Like The Excellent Wife (and Martha Peace had to be influenced by FW too) Fascinating Womanhood promises to solve hurting and abusive marriages and help women who feel unloved by training them to subjugate, submit, and become sweet, childlike servant angels their husbands will adore.
Sounds abhorrent, right? But the market for this book is codependent people pleasers desperate to remain married. So even smart women learned to soften their voices, stifle their laughter, coo, purr, and ask Big Daddy for permission for everything.
I know because I was one: a smart girl in way over her head, desperate to please my new husband. When my then-mother-in-law gave it to me, I wanted to throw up. I wasn’t a girly girl who liked dressing up and finishing school-style manners. I didn’t want to be a baby-voice mannequin. But after a few more “fights,” under the high pressure that comes from being an exemplary new marriage at church, and knowing divorce was impossible, I eventually broke and gave it a try.

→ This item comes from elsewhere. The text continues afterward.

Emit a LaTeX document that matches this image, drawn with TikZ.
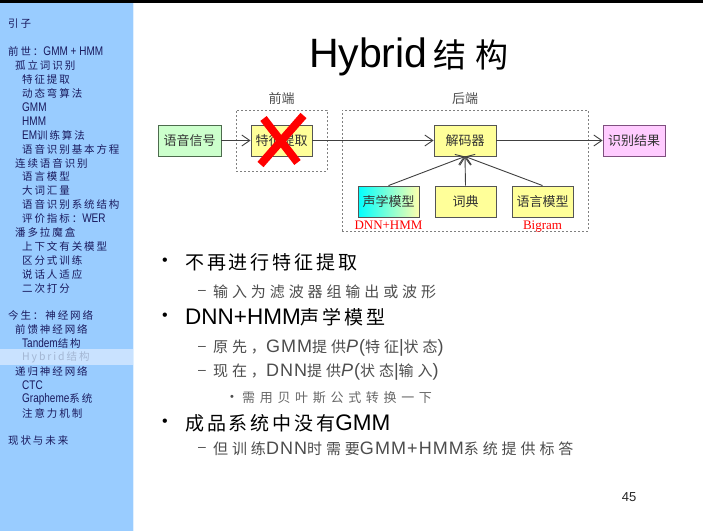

It was the first of many small deaths that bred more abuse, disrespect, and dysfunction. The advice in that book warped the power dynamic even more. My husband didn’t respect me more—he treated me like a child in a woman’s body who he had sex with.
I believe there’s a correlation to sexual abuse in religious environments where women behave like children, and children are prematurely told they’re women.
Being free has required me to learn to first respect myself. I needed to retrain my voice to sound like an adult, behave like an adult, and assert myself as the autonomous person I am. It’s taken years of work but also personal confrontation. Because women are complicit in patriarchal systems and we can be complicit in the change too.
Michelle Duggar had years of influence, and Kelly Johnson is third in line for First Lady. It matters that their men like women who sound like children.